Recently, I went to the Atlantic Opening Taekwondo Championships where I competed in poomse (forms). I remember myself, standing among the busy crowd listening vaguely to the opening speech Master Han, from our Academy, was giving. As Master Han introduced each dojang master from at least five different states, everyone quieted down. Afterwards, a group of women came out to sing the Star Spangled Banner in acapella version. I remember those women harmonizing, not missing a single rhythm and the tone of their voices balanced. As soon as the last voice ceased, the spectators jumped up to their feet and gave a standing ovation. When the noise was brought down, a floating pink blossom swept up the stairs. While I strained my eyes to see clearer, Master Han introduced his sister-in-law. She gracefully took the mike and started singing the National Korean Anthem.

It struck me then, not with the beautiful story and spirit of the song, but with the deep, satisfying meaning it had to go with it. The words tell about the rare and radiant beauty of Korea: how Naamsaan’s pine trees are like armor, how the Tong Hai Sea and Pakdoo Mountain stand firm no matter what tries to penetrate, and how God will bless Korea forever. I remember getting goose bumps and a strange filling sensation that seared my body with chills. Toward the last part of the anthem, I scanned the crowd until my eyes rested on my father’s face. He was standing up, with his back hunched over from years of labor and his eyes lost and preoccupied faraway in his mind. His roughened hands were at his side, looking lonely.

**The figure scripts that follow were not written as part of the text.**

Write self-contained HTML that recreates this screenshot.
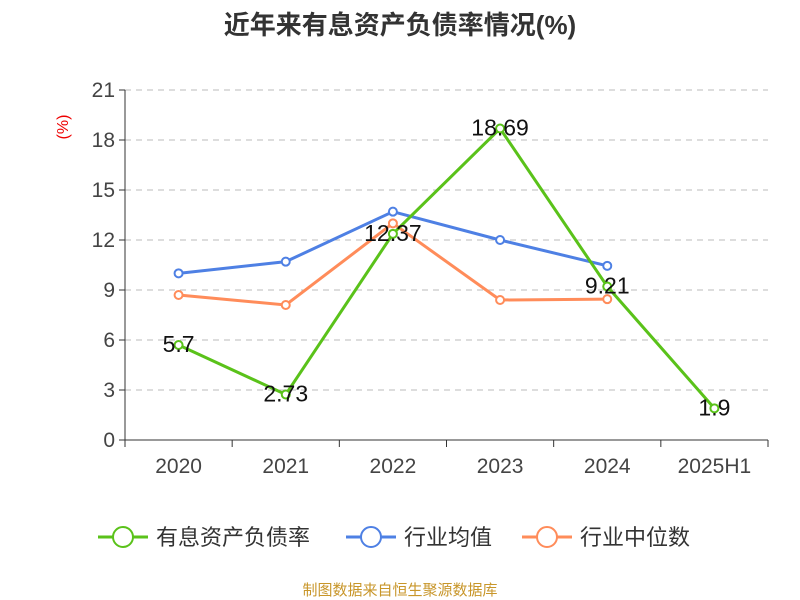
<!DOCTYPE html>
<html><head><meta charset="utf-8"><style>
body{margin:0;background:#fff;}
svg{display:block;font-family:"Liberation Sans","Noto Sans CJK SC",sans-serif;}
</style></head><body>
<svg id="c" width="800" height="600">
<text x="400" y="34" text-anchor="middle" font-size="26" font-weight="bold" fill="#333">近年来有息资产负债率情况(%)</text>
<text x="68" y="127" transform="rotate(-90 68 127)" text-anchor="middle" font-size="16" fill="#e00">(%)</text>
<g id="grid"></g><g id="axes"></g><g id="series"></g>
<g id="legend"></g>
<text x="400" y="595" text-anchor="middle" font-size="15" fill="#c8962a">制图数据来自恒生聚源数据库</text>
</svg>
<script>
const categories=["2020","2021","2022","2023","2024","2025H1"];
const yTicks=[0,3,6,9,12,15,18,21];
const debtRatio=[5.7,2.73,12.37,18.69,9.21,1.9];
const debtLabels=["5.7","2.73","12.37","18.69","9.21","1.9"];
const industryMean=[10.0,10.7,13.7,12.0,10.45];
const industryMedian=[8.7,8.1,13.0,8.4,8.45];
const NS="http://www.w3.org/2000/svg";
const L=125,R=768,T=90,B=440,yMax=21;
const bw=(R-L)/categories.length;
const x=i=>L+bw*(i+0.5);
const y=v=>B-(v/yMax)*(B-T);
function mk(tag,attrs,parent,text){const e=document.createElementNS(NS,tag);for(const k in attrs)e.setAttribute(k,attrs[k]);if(text!==undefined)e.textContent=text;parent.appendChild(e);return e;}
const grid=document.getElementById('grid'),axes=document.getElementById('axes'),ser=document.getElementById('series'),leg=document.getElementById('legend');
yTicks.forEach(t=>{
 if(t>0){const g=mk('line',{x1:L,x2:R,y1:y(t),y2:y(t),stroke:'#bbb','stroke-dasharray':'6,5'},grid);
 
 }
 const tk=mk('line',{x1:L-6,x2:L,y1:y(t),y2:y(t),stroke:'#333'},axes);
 
 
 const tl=mk('text',{x:L-10,y:y(t)+7,'text-anchor':'end','font-size':21,fill:'#444'},axes,String(t));
 
 
});
const ya=mk('line',{x1:L,x2:L,y1:T,y2:B,stroke:'#333'},axes);


const xa=mk('line',{x1:L,x2:R,y1:B,y2:B,stroke:'#333'},axes);


for(let i=0;i<=categories.length;i++){const t=mk('line',{x1:L+bw*i,x2:L+bw*i,y1:B,y2:B+7,stroke:'#333'},axes);
 
 }
categories.forEach((c,i)=>{const t=mk('text',{x:x(i),y:B+33,'text-anchor':'middle','font-size':21,fill:'#444'},axes,c);
 
 });
function line(vals,color,name){
 const p=mk('polyline',{points:vals.map((v,i)=>x(i)+','+y(v)).join(' '),fill:'none',stroke:color,'stroke-width':3},ser);
 
 
 vals.forEach((v,i)=>{const c=mk('circle',{cx:x(i),cy:y(v),r:4,fill:'#fff',stroke:color,'stroke-width':2},ser);
 
 });
}
line(industryMean,'#4e80e4','industry-mean');
line(industryMedian,'#ff8c5a','industry-median');
line(debtRatio,'#5ac21a','debt-ratio');
debtRatio.forEach((v,i)=>{const t=mk('text',{x:x(i),y:y(v)+7,'text-anchor':'middle','font-size':23,fill:'#111'},ser,debtLabels[i]);
 
 });
const items=[["有息资产负债率","#5ac21a",98],["行业均值","#4e80e4",346],["行业中位数","#ff8c5a",522]];
items.forEach(([n,c,lx])=>{
 const g=mk('g',{},leg);
 
 
 mk('line',{x1:lx,x2:lx+50,y1:537,y2:537,stroke:c,'stroke-width':3},g);
 mk('circle',{cx:lx+25,cy:537,r:10,fill:'#fff',stroke:c,'stroke-width':2},g);
 mk('text',{x:lx+58,y:545,'font-size':22,fill:'#333'},g,n);
});
</script>
</body></html>
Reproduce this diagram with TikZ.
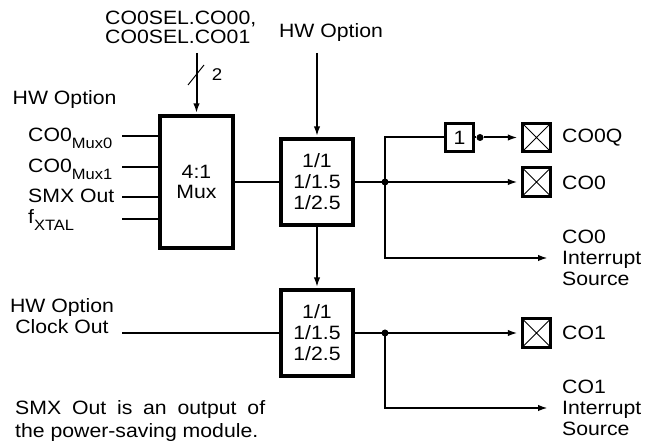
\documentclass[tikz,border=0pt]{standalone}
\usepackage{fontspec}
\setmainfont[FakeStretch=1.1]{Liberation Sans}
\usetikzlibrary{arrows.meta}
\newcommand{\lowtext}[1]{\raisebox{-0.6ex}{\fontsize{15}{15}\selectfont #1}}
\tikzset{
  blk/.style={draw, line width=3.4pt, inner sep=0pt, align=center},
  pad/.style={draw, line width=3pt, minimum size=28.5pt, inner sep=0pt,
    path picture={\draw[line width=0.9pt]
      (path picture bounding box.south west) -- (path picture bounding box.north east)
      (path picture bounding box.north west) -- (path picture bounding box.south east);}},
  wire/.style={line width=2pt},
  sig/.style={wire, -{Latex[length=10pt,width=6.5pt]}, shorten >=3pt},
  jdot/.style={circle, fill, inner sep=0pt, minimum size=7pt},
  lbl/.style={inner sep=0pt}
}
\begin{document}
\begin{tikzpicture}[x=1pt,y=-1pt,line join=miter,font=\fontsize{19.3}{21}\selectfont]
  \useasboundingbox (0,0) rectangle (657,446);
  % blocks
  \node[blk, minimum width=73pt, minimum height=132pt] (mux) at (196.5,182) {4:1\\[-1pt]Mux};
  \node[blk, minimum width=72pt, minimum height=86pt] (divA) at (317,182) {1/1\\1/1.5\\1/2.5};
  \node[blk, minimum width=72pt, minimum height=86pt] (divB) at (317,333) {1/1\\1/1.5\\1/2.5};
  \node[blk, minimum size=27.5pt] (inv) at (459.5,137.5) {1};
  \node[pad] (padQ) at (536.5,137.5) {};
  \node[pad] (pad0) at (536.5,182) {};
  \node[pad] (pad1) at (536.5,333) {};
  % mux inputs
  \node[lbl, anchor=base west] (hwmux) at (12.5,105) {HW Option};
  \node[lbl, anchor=base west] (lmux0) at (28,142) {CO0\lowtext{Mux0}};
  \node[lbl, anchor=base west] (lmux1) at (28,173) {CO0\lowtext{Mux1}};
  \node[lbl, anchor=base west] (lsmx) at (28,203) {SMX Out};
  \node[lbl, anchor=base west] (lxtal) at (28,224) {f\lowtext{XTAL}};
  \foreach \n/\y in {0/136,1/167,2/197,3/219}{
    \coordinate (in\n) at (122,\y);
    \draw[wire] (in\n) -- (in\n -| mux.west);
  }
  % select
  \node[lbl, align=left, anchor=west] (sel) at (105,27) {CO0SEL.CO00,\\[-2pt]CO0SEL.CO01};
  \coordinate (selin) at (196.5,53);
  \draw[sig, shorten >=1pt] (selin) -- (mux.north);
  \draw[line width=1pt] (188,85) -- (204,65);
  \node[lbl] (width) at (217,75) {\fontsize{17}{17}\selectfont 2};
  % divider A
  \node[lbl, anchor=base] (hwdiv) at (331,38) {HW Option};
  \coordinate (hwin) at (317,53);
  \draw[sig, shorten >=1pt] (hwin) -- (divA.north);
  \draw[wire] (mux.east) -- (divA.west);
  \draw[sig, shorten >=1pt] (divA.south) -- (divB.north);
  \coordinate (j0) at (385,182);
  \draw[wire] (divA.east) -- (j0);
  \node[jdot] at (j0) {};
  \draw[sig] (j0) -- (pad0.west);
  \draw[wire] (j0) |- (inv.west);
  \node[jdot] (qdot) at (480,137.5) {};
  \draw[wire] (inv.east) -- (qdot);
  \draw[sig] (qdot) -- (padQ.west);
  \coordinate (irq0) at (548,258);
  \draw[sig, shorten >=0pt] (j0) |- (irq0);
  \node[lbl, anchor=west] (tq) at (562,137.5) {CO0Q};
  \node[lbl, anchor=west] (t0) at (562,182.5) {CO0};
  \node[lbl, anchor=west, align=left] (ti0) at (562,258) {CO0\\Interrupt\\Source};
  % divider B
  \node[lbl, align=center] (hwclk) at (62,316) {HW Option\\Clock Out};
  \coordinate (clkin) at (122,333);
  \draw[wire] (clkin) -- (divB.west);
  \coordinate (j1) at (385,333);
  \draw[wire] (divB.east) -- (j1);
  \node[jdot] at (j1) {};
  \draw[sig] (j1) -- (pad1.west);
  \coordinate (irq1) at (548,408);
  \draw[sig, shorten >=0pt] (j1) |- (irq1);
  \node[lbl, anchor=west] (t1) at (562,333) {CO1};
  \node[lbl, anchor=west, align=left] (ti1) at (562,408) {CO1\\Interrupt\\Source};
  % note
  \node[lbl, anchor=base west] (note1) at (15,415) {\makebox[250pt][s]{SMX Out is an output of}};
  \node[lbl, anchor=base west] (note2) at (15,438) {the power-saving module.};
\end{tikzpicture}
\end{document}
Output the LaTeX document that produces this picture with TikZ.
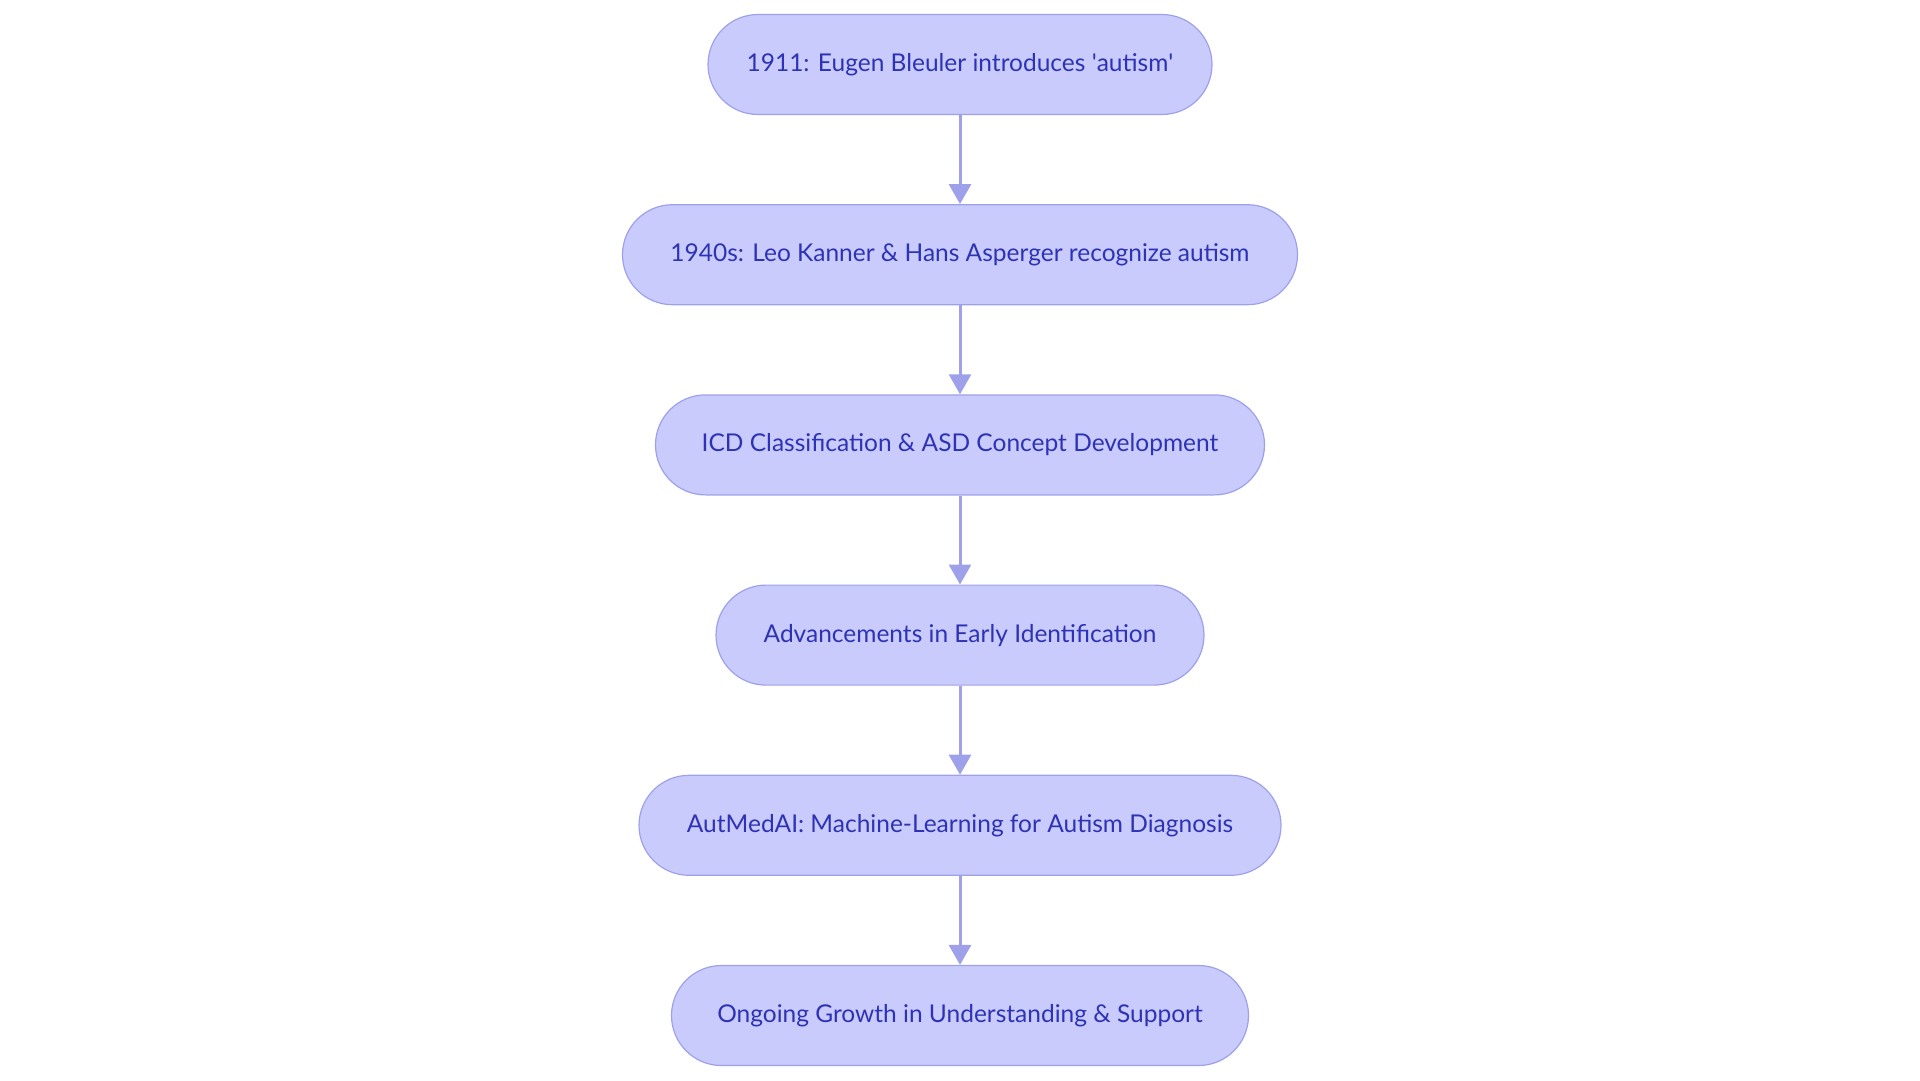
\documentclass[tikz,border=0pt]{standalone}
\usepackage{fontspec}
\setmainfont{Lato}
\usetikzlibrary{positioning, arrows.meta}
\definecolor{fillc}{HTML}{C9CBFC}
\definecolor{linec}{HTML}{9EA1EA}
\definecolor{textc}{HTML}{2E33B5}

\begin{document}
\begin{tikzpicture}[x=1pt, y=1pt, font=\fontsize{24.5}{28}\selectfont,
    stage/.style={draw=linec, line width=1.2pt, fill=fillc, text=textc,
      rounded corners=50pt, minimum height=100pt, minimum width=#1},
    stage/.default=500pt,
    flow/.style={draw=linec, line width=3pt,
      -{Triangle[length=20pt, width=22pt]}}]
    \useasboundingbox (0,0) rectangle (1920,-1080);
    % timeline, top to bottom
    \node[stage=504pt] (bleuler) at (960,-64.5) {1911: Eugen Bleuler introduces \textquotesingle autism\textquotesingle};
    \node[stage=675pt, below=89pt of bleuler] (kanner) {1940s: Leo Kanner \& Hans Asperger recognize autism};
    \node[stage=609pt, below=89pt of kanner] (icd) {ICD Classification \& ASD Concept Development};
    \node[stage=488pt, below=89pt of icd] (early) {Advancements in Early Identification};
    \node[stage=642pt, below=89pt of early] (autmed) {AutMedAI: Machine-Learning for Autism Diagnosis};
    \node[stage=577pt, below=89pt of autmed] (growth) {Ongoing Growth in Understanding \& Support};
    \foreach \a/\b in {bleuler/kanner, kanner/icd, icd/early, early/autmed, autmed/growth}
      \draw[flow] (\a) -- (\b);
  \end{tikzpicture}
\end{document}
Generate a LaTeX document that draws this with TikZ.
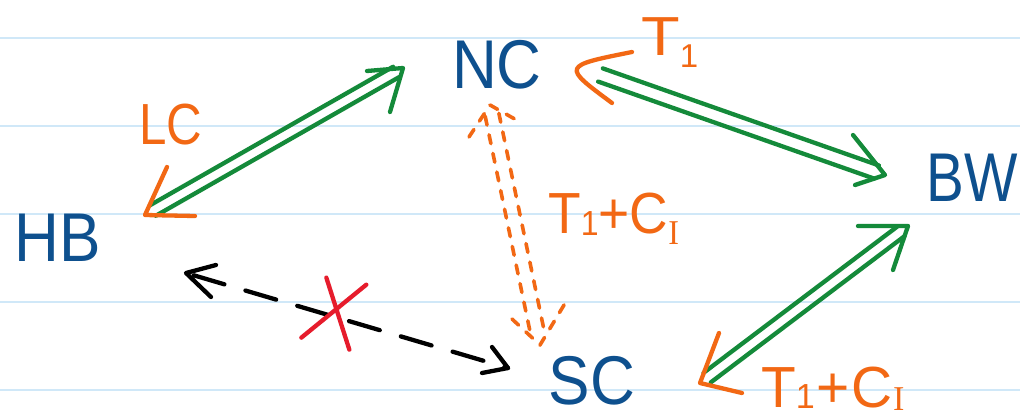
\documentclass[tikz,border=0pt]{standalone}
\usepackage{fontspec}
\setmainfont{Liberation Sans}
\newfontfamily\serifI{Liberation Serif}
\usetikzlibrary{calc}
\definecolor{inkblue}{RGB}{14,80,142}
\definecolor{inkorange}{RGB}{242,104,20}
\definecolor{inkgreen}{RGB}{20,138,58}
\definecolor{inkred}{RGB}{230,28,44}
\definecolor{rulecol}{RGB}{208,232,248}
\newcommand{\lsub}[2][0.05em]{\raisebox{-#1}{\scalebox{0.6}{#2}}}
\newcommand{\narrow}[2][0.9]{\scalebox{#1}[1]{#2}}
\begin{document}
\begin{tikzpicture}[x=1pt,y=-1pt,
  state/.style={inner sep=0pt, text=inkblue, font=\fontsize{69}{69}\selectfont},
  lab/.style={inner sep=0pt, text=inkorange, font=\fontsize{58}{58}\selectfont},
  pen/.style={line width=4.3pt, line cap=round, line join=round},
  gpen/.style={pen, draw=inkgreen},
  opem/.style={pen, draw=inkorange},
  odash/.style={pen, draw=inkorange, line width=3.6pt, dash pattern=on 9pt off 10pt},
  kdash/.style={pen, draw=black, dash pattern=on 32pt off 22pt},
  kpen/.style={pen, draw=black},
  rpen/.style={pen, draw=inkred},
  rule/.style={draw=rulecol, line width=2pt}]
\useasboundingbox (0,0) rectangle (1020,418);
\fill[white] (0,0) rectangle (1020,418);
\foreach \yy in {38,126,214,302,390} \draw[rule] (0,\yy) -- (1020,\yy);

% states
\node[state] (HB) at (58,238) {\narrow{HB}};
\node[state] (NC) at (497,65) {\narrow{NC}};
\node[state] (BW) at (972,178) {\narrow[0.82]{BW}};
\node[state] (SC) at (592,381) {\narrow{SC}};

% labels
\node[lab, anchor=center] (LC) at (171,125) {\narrow[0.85]{LC}};
\node[lab, anchor=base west, font=\fontsize{55}{55}\selectfont] (T1) at (641,55) {\narrow[1.15]{T}\lsub[0.22em]{1}};
\node[lab, anchor=base west] (TCm) at (548,233) {\narrow[0.92]{T\lsub{1}+C\lsub[0.2em]{\serifI I}}};
\node[lab, anchor=base west] (TCb) at (761,407) {\narrow[0.98]{T\lsub[0.02em]{1}\kern2pt+\kern2pt C\lsub[0.06em]{\serifI I}}};

% HB <-> NC
\coordinate (a1) at ($(HB)+(87,-23)$);
\coordinate (b1) at ($(NC)+(-94,3)$);
\draw[gpen, shorten <=9pt, shorten >=8pt] ($(a1)!6pt!90:(b1)$) -- ($(b1)!6pt!-90:(a1)$);
\draw[gpen, shorten <=9pt, shorten >=8pt] ($(a1)!6pt!-90:(b1)$) -- ($(b1)!6pt!90:(a1)$);
\draw[opem] ($(a1)+(22,-48)$) -- (a1) -- ($(a1)+(50,1)$);
\draw[gpen] ($(b1)+(-36,3)$) -- (b1) -- ($(b1)+(-13,44)$);

% NC <-> BW
\coordinate (a2) at ($(NC)+(95,7)$);
\coordinate (b2) at ($(BW)+(-87,-3)$);
\draw[gpen, shorten <=9pt, shorten >=9pt] ($(a2)!7pt!90:(b2)$) -- ($(b2)!7pt!-90:(a2)$);
\draw[gpen, shorten <=9pt, shorten >=9pt] ($(a2)!7pt!-90:(b2)$) -- ($(b2)!7pt!90:(a2)$);
\draw[opem] ($(a2)+(40,-20)$) .. controls ($(a2)+(-30,-6)$) .. ($(a2)+(20,31)$);
\draw[gpen] ($(b2)+(-32,-40)$) -- (b2) -- ($(b2)+(-30,10)$);

% BW <-> SC
\coordinate (a3) at ($(BW)+(-64,48)$);
\coordinate (b3) at ($(SC)+(108,2)$);
\draw[gpen, shorten <=9pt, shorten >=9pt] ($(a3)!6pt!90:(b3)$) -- ($(b3)!6pt!-90:(a3)$);
\draw[gpen, shorten <=9pt, shorten >=9pt] ($(a3)!6pt!-90:(b3)$) -- ($(b3)!6pt!90:(a3)$);
\draw[gpen] ($(a3)+(-50,0)$) -- (a3) -- ($(a3)+(-15,44)$);
\draw[opem] ($(b3)+(19,-50)$) -- (b3) -- ($(b3)+(42,10)$);

% NC <-> SC (dashed)
\coordinate (a4) at ($(NC)+(-7,40)$);
\coordinate (b4) at ($(SC)+(-52,-36)$);
\draw[odash, shorten <=10pt, shorten >=10pt] ($(a4)!7pt!90:(b4)$) -- ($(b4)!7pt!-90:(a4)$);
\draw[odash, shorten <=10pt, shorten >=10pt] ($(a4)!7pt!-90:(b4)$) -- ($(b4)!7pt!90:(a4)$);
\draw[odash] ($(a4)+(-21,32)$) -- (a4) -- ($(a4)+(30,17)$);
\draw[odash] ($(b4)+(-28,-26)$) -- (b4) -- ($(b4)+(27,-45)$);

% HB <-> SC (dashed, crossed out)
\coordinate (a5) at ($(HB)+(128,35)$);
\coordinate (b5) at ($(SC)+(-84,-13)$);
\draw[kdash, shorten <=8pt] (a5) -- (b5);
\draw[kpen] ($(a5)+(30,-8)$) -- (a5) -- ($(a5)+(25,24)$);
\draw[kpen] ($(b5)+(-16,-21)$) -- (b5) -- ($(b5)+(-26,5)$);
\coordinate (x5) at ($(a5)!0.47!(b5)$);
\draw[rpen] ($(x5)+(-11,-40)$) -- ($(x5)+(12,32)$);
\draw[rpen] ($(x5)+(29,-33)$) -- ($(x5)+(-36,20)$);
\end{tikzpicture}
\end{document}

I ran to his seat where he barely even noticed me as I grasped his hand. Just by looking into the rivulets of wrinkles in it, I could see the stories he had along with the hardships he had gone through. Plunging into a moment of past experiences, I pictured his life with the childhood tales he had told me when he was my age. I imagined the harsh and severe winters in Korea, where he and his siblings had to warm up icy water on the stove for hours before being able to bathe. With no car in that generation, I thought of my dad walking around Seoul with one pair of worn rubber shoes and only his school uniform to wear. Then I suddenly thought of my life, and how I could get hot water in just seconds before getting cranky because I wasted all of it and how I complained that I don’t have enough shoes when I have four pairs along with outfits to go with them. I was amazed at the fact that after my ignorance and rebelling against them, they still loved me enough to tell me to go do some more workbook pages. I finally understood that working right now would pay off in the future.

I realized that my new respect for the authority of these two people came from their self-control and the ability to silence me. They silenced me not always physically by words, but with their experiences; humbling all the times I had ‘endured’. The effort they put in to support me amounts to so much and I know now that it is only by their love that keeps them from kicking me out. I want to make them proud, not from memorizing textbooks with the countless levels of algebra, but for all of the times they had scolded me and taught me the right way to live. I have no clue how much they do without telling me, but I definitely know that what I become in the future will branch off from their positive influence on me and I will make them proud by showing how much I learned from them.